Twinkle Sohail

Personal information
- Nationality: Pakistani
- Born: 1998 (age 27–28) Lahore, Punjab, Pakistan

Sport
- Sport: Powerlifting
- Club: Pakistan Railways
- Coached by: Rashid Malik; Muhammad Zahid

Medal record
Women's Powerlifting
Representing Pakistan
Asian Bench Press Championship
| Gold medal – first place | 2015 Muscat | 47kg (Junior) |
International Oceania Pacific Powerlifting Championship
| Gold medal – first place | 2017 Singapore | Squat (47kg) |
| Gold medal – first place | 2017 Singapore | Bench press (47kg) |
| Gold medal – first place | 2017 Singapore | Deadlift (47kg) |
| Gold medal – first place | 2017 Singapore | Overall (47kg) |
Asian Pacific African Combined Powerlifting Championship
| Gold medal – first place | 2024 South Africa | Squat (84kg) |
| Gold medal – first place | 2024 South Africa | Bench press (84kg) |
| Gold medal – first place | 2024 South Africa | Deadlift (84kg) |
| Gold medal – first place | 2024 South Africa | Overall (84kg) |
Commonwealth Powerlifting Championship
| Silver medal – second place | 2024 Sun City | 84 kg classic bench press |

= Twinkle Sohail =

Pakistani weightlifter (born 1998)

Twinkle Sohail (born 1998) is a Pakistani powerlifter from Lahore. In 2015, she became the first Pakistani woman to win an international gold medal in powerlifting, claiming gold in the 47 kg Junior category at the Asian Bench Press Championship in Muscat, Oman, on her international debut. She is a multiple national champion and has represented Pakistan in powerlifting competitions across Asia, Oceania, and the Commonwealth.

== Personal life ==

Twinkle was born and raised in Lahore, Pakistan, into a family from Pakistan's Christian community.

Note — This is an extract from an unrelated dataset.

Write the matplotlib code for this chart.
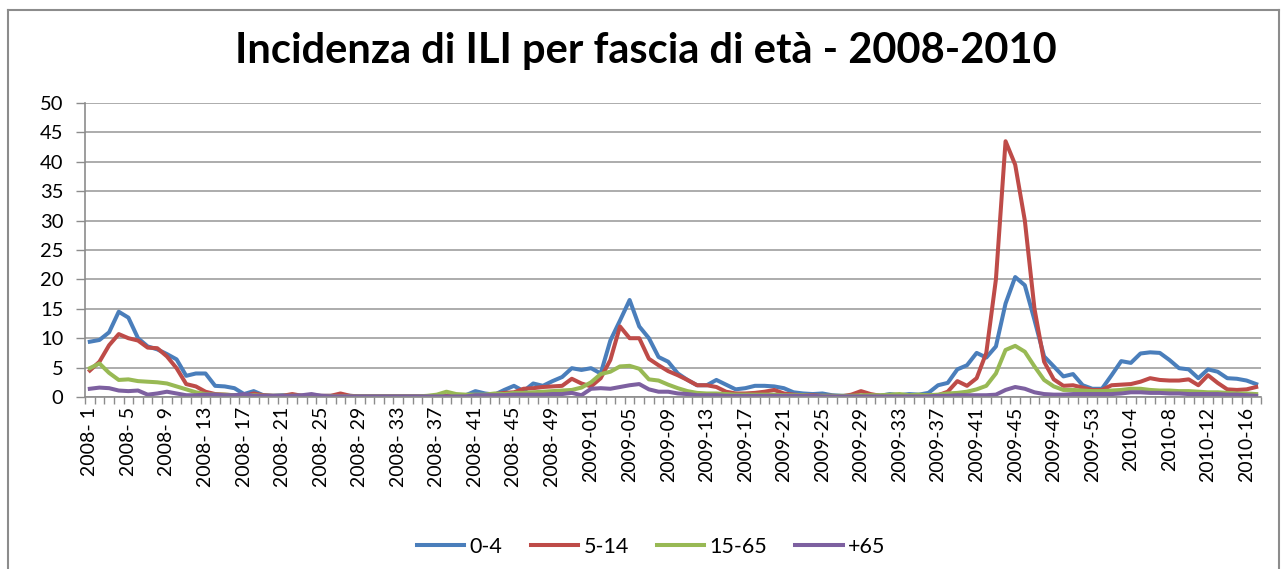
import matplotlib
matplotlib.use("Agg")
import matplotlib.pyplot as plt
from matplotlib.lines import Line2D
import numpy as np

plt.rcParams['font.family'] = ['Lato', 'DejaVu Sans']

# settimane: 2008 (52), 2009 (53), 2010 (17)
weeks = (["2008- %d" % w for w in range(1, 53)]
         + ["2009-%02d" % w for w in range(1, 54)]
         + ["2010-%d" % w for w in range(1, 18)])

eta_0_4 = [
    9.4, 9.7, 11.0, 14.5, 13.5, 10.0, 8.6, 8.1, 7.3, 6.4,
    3.6, 4.0, 4.0, 1.9, 1.8, 1.5, 0.5, 1.0, 0.3, 0.2,
    0.3, 0.2, 0.2, 0.3, 0.2, 0.2, 0.2, 0.2, 0.1, 0.1,
    0.1, 0.1, 0.1, 0.1, 0.1, 0.1, 0.2, 0.2, 0.3, 0.3,
    1.0, 0.6, 0.4, 1.2, 1.9, 1.0, 2.3, 1.9, 2.7, 3.4,
    4.9, 4.6, 4.9, 4.0, 9.6, 13.0, 16.5, 12.0, 10.0, 6.8,
    6.0, 4.0, 2.9, 2.0, 2.0, 2.9, 2.1, 1.3, 1.5, 1.9,
    1.9, 1.8, 1.5, 0.8, 0.6, 0.5, 0.6, 0.3, 0.2, 0.2,
    0.2, 0.3, 0.2, 0.5, 0.3, 0.5, 0.4, 0.7, 2.0, 2.4,
    4.7, 5.4, 7.5, 6.7, 8.6, 15.9, 20.4, 19.0, 13.1, 6.9,
    5.2, 3.5, 3.9, 2.0, 1.4, 1.4, 3.7, 6.1, 5.8, 7.4,
    7.6, 7.5, 6.3, 4.9, 4.7, 3.2, 4.7, 4.3, 3.2, 3.1,
    2.8, 2.2]

eta_5_14 = [
    4.5, 6.0, 8.8, 10.7, 10.0, 9.6, 8.4, 8.3, 6.9, 4.9,
    2.2, 1.8, 0.9, 0.5, 0.4, 0.3, 0.2, 0.6, 0.3, 0.2,
    0.2, 0.5, 0.2, 0.2, 0.2, 0.2, 0.6, 0.2, 0.1, 0.1,
    0.1, 0.1, 0.1, 0.1, 0.1, 0.1, 0.1, 0.2, 0.2, 0.2,
    0.3, 0.3, 0.5, 0.7, 0.8, 1.4, 1.5, 1.7, 1.8, 1.9,
    3.1, 2.3, 1.8, 3.2, 6.3, 12.0, 10.0, 10.0, 6.5, 5.4,
    4.4, 3.7, 2.9, 2.0, 2.0, 1.7, 0.9, 0.6, 0.6, 0.7,
    0.9, 1.2, 0.6, 0.4, 0.3, 0.3, 0.2, 0.2, 0.1, 0.4,
    1.0, 0.5, 0.2, 0.2, 0.2, 0.2, 0.3, 0.3, 0.3, 0.9,
    2.7, 1.9, 3.2, 7.5, 20.0, 43.5, 39.5, 30.0, 15.0, 6.0,
    3.0, 1.9, 2.0, 1.6, 1.2, 1.2, 2.0, 2.1, 2.2, 2.6,
    3.2, 2.9, 2.8, 2.8, 3.0, 2.0, 3.7, 2.4, 1.3, 1.2,
    1.3, 1.7]

eta_15_65 = [
    4.9, 5.7, 4.1, 2.9, 3.0, 2.7, 2.6, 2.5, 2.3, 1.8,
    1.3, 0.8, 0.5, 0.4, 0.4, 0.3, 0.3, 0.3, 0.2, 0.2,
    0.2, 0.2, 0.2, 0.1, 0.1, 0.1, 0.1, 0.1, 0.1, 0.1,
    0.1, 0.1, 0.1, 0.1, 0.1, 0.2, 0.4, 0.9, 0.5, 0.4,
    0.4, 0.4, 0.6, 0.5, 0.7, 0.7, 0.8, 0.9, 1.0, 1.1,
    1.2, 1.6, 2.5, 3.9, 4.3, 5.2, 5.3, 4.8, 3.0, 2.8,
    2.1, 1.5, 1.0, 0.7, 0.6, 0.6, 0.5, 0.4, 0.4, 0.4,
    0.4, 0.4, 0.3, 0.3, 0.3, 0.2, 0.2, 0.2, 0.2, 0.2,
    0.3, 0.3, 0.3, 0.4, 0.5, 0.3, 0.4, 0.3, 0.4, 0.6,
    0.7, 0.9, 1.3, 1.9, 4.0, 8.0, 8.7, 7.7, 5.2, 2.9,
    1.8, 1.2, 1.2, 1.1, 1.0, 1.0, 1.1, 1.2, 1.4, 1.4,
    1.2, 1.1, 1.1, 1.0, 1.0, 0.9, 0.8, 0.8, 0.7, 0.6,
    0.6, 0.5]

eta_65 = [
    1.4, 1.6, 1.5, 1.1, 1.0, 1.1, 0.4, 0.6, 0.9, 0.6,
    0.3, 0.3, 0.4, 0.4, 0.3, 0.3, 0.5, 0.2, 0.2, 0.2,
    0.2, 0.2, 0.3, 0.5, 0.2, 0.1, 0.1, 0.1, 0.1, 0.1,
    0.1, 0.1, 0.1, 0.1, 0.1, 0.1, 0.1, 0.1, 0.1, 0.1,
    0.3, 0.3, 0.3, 0.3, 0.4, 0.4, 0.4, 0.4, 0.5, 0.5,
    0.7, 0.3, 1.4, 1.5, 1.4, 1.7, 2.0, 2.2, 1.3, 0.9,
    0.9, 0.6, 0.5, 0.3, 0.3, 0.3, 0.2, 0.2, 0.2, 0.2,
    0.2, 0.2, 0.2, 0.2, 0.2, 0.2, 0.1, 0.1, 0.1, 0.1,
    0.1, 0.1, 0.1, 0.1, 0.1, 0.1, 0.1, 0.1, 0.2, 0.2,
    0.3, 0.3, 0.3, 0.3, 0.4, 1.2, 1.7, 1.4, 0.8, 0.5,
    0.4, 0.4, 0.5, 0.5, 0.5, 0.5, 0.5, 0.6, 0.8, 0.8,
    0.7, 0.7, 0.6, 0.6, 0.5, 0.5, 0.5, 0.5, 0.4, 0.4,
    0.3, 0.2]

series = [("0-4", eta_0_4, "#4a7ebb"),
          ("5-14", eta_5_14, "#be4b48"),
          ("15-65", eta_15_65, "#98b954"),
          ("+65", eta_65, "#7d60a0")]

fig = plt.figure(figsize=(12.87, 5.69), dpi=100)
ax = fig.add_axes([85 / 1287, 1 - 397 / 569, 1176 / 1287, 294 / 569])

x = np.arange(len(weeks))
for name, vals, col in series:
    ax.plot(x, vals, color=col, lw=2.9, label=name, solid_joinstyle='round')

ax.set_xlim(-0.5, len(weeks) - 0.5)
ax.set_ylim(0, 50)
ax.set_yticks(range(0, 51, 5))
ax.yaxis.grid(True, color="#a6a6a6", lw=1.3)
ax.set_axisbelow(True)

# etichette ogni 4 settimane, tacche ad ogni categoria
ax.set_xticks(x[::4])
ax.set_xticklabels(weeks[::4], rotation=90)
ax.set_xticks(np.arange(-0.5, len(weeks), 1), minor=True)
ax.tick_params(axis='x', which='major', length=0, pad=7, labelsize=14)
ax.tick_params(axis='x', which='minor', length=5, color="#8c8c8c", width=1)
ax.tick_params(axis='y', length=6.5, color="#8c8c8c", width=1, pad=9, labelsize=14.5)

for s in ["top", "right"]:
    ax.spines[s].set_visible(False)
for s in ["left", "bottom"]:
    ax.spines[s].set_color("#8c8c8c")
    ax.spines[s].set_linewidth(1.2)

fig.text(0.502, 0.911, "Incidenza di ILI per fascia di età - 2008-2010",
         ha="center", va="center", fontsize=30, fontweight="bold")

fig.legend(loc="center", bbox_to_anchor=(0.506, 0.039), ncol=4, frameon=False,
           fontsize=15.5, handlelength=2.2, handletextpad=0.25, columnspacing=1.3)

# cornice del grafico
fx0, fy1, fx1 = 8 / 1287, 1 - 10 / 569, 1279 / 1287
for xs, ys in [([fx0, fx0], [0, fy1]), ([fx0, fx1], [fy1, fy1]), ([fx1, fx1], [fy1, 0])]:
    fig.add_artist(Line2D(xs, ys, color="#8c8c8c", lw=1.5, transform=fig.transFigure))

fig.savefig("out.png", dpi=100)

She holds a degree in BS Sports Sciences from the University of Lahore.

== Career ==

Twinkle began her sporting career as a cyclist before coach Rashid Malik identified her potential in powerlifting. She trains at the Punjab University Women's Weightlifting Centre in Lahore under coaches Rashid Malik and Muhammad Zahid, and represents Pakistan Railways in national competitions.

=== National ===

In November 2019, she won gold in the 76 kg category at the 33rd National Games of Pakistan in Peshawar.

=== International ===

In 2015, aged 17, Twinkle competed at the Asian Bench Press Championship in Muscat, Oman. She was the first Pakistani woman to represent her country at an international powerlifting event=, and won gold in the 47 kg Junior (Under-21) category — making her simultaneously the first Pakistani woman to win an international powerlifting gold medal.

In 2017, at the International Oceania Pacific Powerlifting Championship in Singapore, she won four gold medals — in the squat, bench press, deadlift, and overall (47 kg).

In December 2019, she represented Pakistan at the 2019 South Asian Games in Kathmandu, Nepal.

In July 2024, at the Asian Pacific African Combined Powerlifting Championship in South Africa, she competed in the 84 kg category and won four gold medals — in the squat, bench press, deadlift, and overall.

In October 2024, she made her debut at the Commonwealth Powerlifting Championship in Sun City, South Africa, winning a silver medal in the 84 kg classic bench press category.